The newly published response said that echoing the findings of the Jackson report – which recommended the exemption – its members “have not experienced any demand from their clients for the Commercial Court to become involved in setting budgets”. It also said that costs are “already usually proportionate” in the court.
Arguing that Commercial Court clients are “well able to look after their own interests” and so do not require the court’s supervision, the committee said: “Absolute certainty of recoverable costs if successful and of costs payable if unsuccessful is not generally as significant in complex commercial cases as it may be for parties in some other types of litigation.
“With the aid of their lawyers, parties can decide how much they wish to spend on litigation, when and on what terms, and can estimate in broad terms their potential liability in costs.
“The parties may, indeed, consider it unacceptable for the court to compel them to reveal their budgets and plans to the other side because of the light the budget may shed on their tactical approach to the litigation.”
The CPRC is concerned that the absence of automatic costs budgeting in the Commercial Court could parties to prefer it over other specialist courts, but the committee said the “proper response” to this was to amend the rules for those courts.

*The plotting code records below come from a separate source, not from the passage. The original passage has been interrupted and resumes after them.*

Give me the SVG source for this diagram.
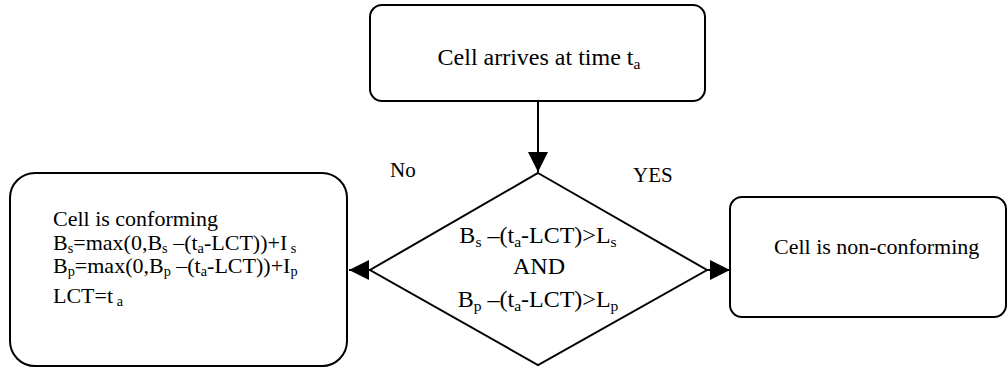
<svg xmlns="http://www.w3.org/2000/svg" width="1008" height="367" viewBox="0 0 1008 367">
<defs>
<style>
.box{fill:#fff;stroke:#000;stroke-width:2}
.dia{fill:#fff;stroke:#000;stroke-width:2}
.t{font-family:"Liberation Serif","Times New Roman",serif;fill:#000}
.conn{stroke:#000;stroke-width:2;fill:none}
.sub{font-size:65%}
</style>
<marker id="ah" markerUnits="userSpaceOnUse" markerWidth="22" markerHeight="22" refX="20" refY="10" orient="auto">
<path d="M0,0 L20,10 L0,20 Z" fill="#000"/>
</marker>
</defs>
<g id="connectors">
<line class="conn" x1="538" y1="101" x2="538" y2="172" marker-end="url(#ah)"/>
<line class="conn" x1="370" y1="270" x2="349" y2="270" marker-end="url(#ah)"/>
<line class="conn" x1="707" y1="270" x2="730" y2="270" marker-end="url(#ah)"/>
</g>
<g id="start">
<rect class="box" x="370" y="5" width="335" height="96" rx="12" ry="12"/>
<text class="t" x="539" y="65" font-size="24" text-anchor="middle">Cell arrives at time t<tspan class="sub" dy="4">a</tspan></text>
</g>
<g id="decision">
<polygon class="dia" points="538,173 707,270 538,365 370,270"/>
<text class="t" font-size="24" text-anchor="middle"><tspan x="538" y="243">B<tspan class="sub" dy="4">s</tspan><tspan dy="-4"> –(t</tspan><tspan class="sub" dy="4">a</tspan><tspan dy="-4">-LCT)&gt;L</tspan><tspan class="sub" dy="4">s</tspan></tspan><tspan x="539" y="274">AND</tspan><tspan x="538" y="307">B<tspan class="sub" dy="4">p</tspan><tspan dy="-4"> –(t</tspan><tspan class="sub" dy="4">a</tspan><tspan dy="-4">-LCT)&gt;L</tspan><tspan class="sub" dy="4">p</tspan></tspan></text>
</g>
<g id="conforming">
<rect class="box" x="10" y="173" width="337" height="193" rx="25" ry="25"/>
<text class="t" font-size="22"><tspan x="53" y="226">Cell is conforming</tspan><tspan x="53" y="250">B<tspan class="sub" dy="3">s</tspan><tspan dy="-3">=max(0,B</tspan><tspan class="sub" dy="3">s</tspan><tspan dy="-3"> –(t</tspan><tspan class="sub" dy="3">a</tspan><tspan dy="-3">-LCT))+I</tspan><tspan class="sub" dy="3"> s</tspan></tspan><tspan x="53" y="273">B<tspan class="sub" dy="3">p</tspan><tspan dy="-3">=max(0,B</tspan><tspan class="sub" dy="3">p</tspan><tspan dy="-3"> –(t</tspan><tspan class="sub" dy="3">a</tspan><tspan dy="-3">-LCT))+I</tspan><tspan class="sub" dy="3">p</tspan></tspan><tspan x="53" y="303">LCT=t<tspan class="sub" dy="3"> a</tspan></tspan></text>
</g>
<g id="nonconforming">
<rect class="box" x="730" y="197" width="276" height="120" rx="12" ry="12"/>
<text class="t" x="774" y="254" font-size="22">Cell is non-conforming</text>
</g>
<g id="labels">
<text class="t" x="390" y="177" font-size="21">No</text>
<text class="t" x="633" y="182" font-size="21">YES</text>
</g>
</svg>
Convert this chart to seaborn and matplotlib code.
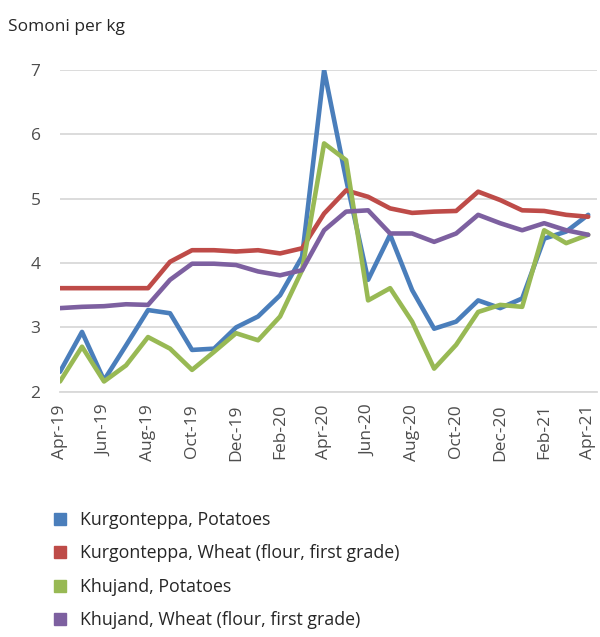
import matplotlib
matplotlib.use("Agg")

import matplotlib.pyplot as plt
import numpy as np
import pandas as pd
import seaborn as sns
from matplotlib.lines import Line2D

# ---------------------------------------------------------------------------
# Data (Somoni per kg, monthly Apr-19 .. Apr-21)
# ---------------------------------------------------------------------------
months = pd.date_range("2019-04-01", "2021-04-01", freq="MS")
month_labels = [d.strftime("%b-%y") for d in months]

kurg_potatoes = [2.31, 2.93, 2.18, 2.72, 3.27, 3.22, 2.65, 2.67, 3.00, 3.17,
                 3.50, 4.10, 7.00, 5.30, 3.74, 4.44, 3.58, 2.98, 3.09, 3.42,
                 3.30, 3.45, 4.38, 4.49, 4.75]
kurg_wheat = [3.61, 3.61, 3.61, 3.61, 3.61, 4.02, 4.20, 4.20, 4.18, 4.20,
              4.15, 4.23, 4.77, 5.13, 5.03, 4.85, 4.78, 4.80, 4.81, 5.11,
              4.98, 4.82, 4.81, 4.75, 4.72]
khuj_potatoes = [2.16, 2.70, 2.16, 2.41, 2.85, 2.67, 2.34, 2.62, 2.91, 2.80,
                 3.17, 3.89, 5.86, 5.60, 3.42, 3.61, 3.09, 2.36, 2.73, 3.24,
                 3.35, 3.32, 4.51, 4.31, 4.44]
khuj_wheat = [3.30, 3.32, 3.33, 3.36, 3.35, 3.74, 3.99, 3.99, 3.97, 3.87,
              3.81, 3.89, 4.51, 4.80, 4.82, 4.46, 4.46, 4.33, 4.46, 4.75,
              4.62, 4.51, 4.62, 4.51, 4.44]

series_names = [
    "Kurgonteppa, Potatoes",
    "Kurgonteppa, Wheat (flour, first grade)",
    "Khujand, Potatoes",
    "Khujand, Wheat (flour, first grade)",
]
series_values = [kurg_potatoes, kurg_wheat, khuj_potatoes, khuj_wheat]
colors = ["#4A7EBB", "#BE4B48", "#98B954", "#7D60A0"]

df = pd.concat(
    [pd.DataFrame({"idx": np.arange(len(months)), "price": vals, "series": name})
     for name, vals in zip(series_names, series_values)],
    ignore_index=True,
)

# ---------------------------------------------------------------------------
# Plot
# ---------------------------------------------------------------------------
sns.set_style("white")
plt.rcParams["font.family"] = ["Open Sans", "DejaVu Sans"]

fig = plt.figure(figsize=(6.0, 6.37), dpi=100)
ax = fig.add_axes([0.1, 0.385, 0.895, 0.505])

sns.lineplot(data=df, x="idx", y="price", hue="series", hue_order=series_names,
             palette=colors, linewidth=3.3, ax=ax, legend=False)

ax.set_xlim(0, 24.4)
ax.set_ylim(2, 7)
ax.set_yticks(range(2, 8))
ax.yaxis.grid(True, color="#D9D9D9", linewidth=1.3)
ax.set_axisbelow(True)
for side in ("top", "right", "left"):
    ax.spines[side].set_visible(False)
ax.spines["bottom"].set_color("#D9D9D9")
ax.spines["bottom"].set_linewidth(1.3)

tick_pos = np.arange(0, len(months), 2)
ax.set_xticks(tick_pos)
ax.set_xticklabels([month_labels[i] for i in tick_pos], rotation=90,
                   fontsize=12.5, color="#4D4D4D")
ax.tick_params(axis="x", length=5, color="#D9D9D9", width=1.2, pad=4)
ax.tick_params(axis="y", length=0, labelsize=12.5, labelcolor="#4D4D4D", pad=14)
ax.set_xlabel("")
ax.set_ylabel("")

fig.text(0.013, 0.958, "Somoni per kg", fontsize=12.5, color="#262626",
         ha="left", va="center")

handles = [Line2D([], [], marker="s", linestyle="none", markersize=8,
                  markerfacecolor=c, markeredgecolor=c) for c in colors]
fig.legend(handles, series_names, loc="upper left", bbox_to_anchor=(0.074, 0.209),
           frameon=False, fontsize=12.8, labelspacing=0.87, handlelength=1.0,
           handletextpad=0.6, borderaxespad=0, labelcolor="#262626")

fig.savefig("out.png", dpi=100)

The committee also said it was “premature to make major changes to the implementation of Sir Rupert Jackson’s report” and that there are significant practical differences between work in the Commercial Court and that in other parts of the court system that render automatic costs budgeting in the former “inappropriate”.
The difficulties of predicting at the outset what shape complex commercial litigation will take would lead to parties either submitting budgets as high as possible – “possibly in itself inflating costs” – or include an extensive list of assumptions on which the budget is based in order to ensure that there are grounds for amending it in the future.
This, and the whole costs management process, is likely to be “itself costly and time-consuming”.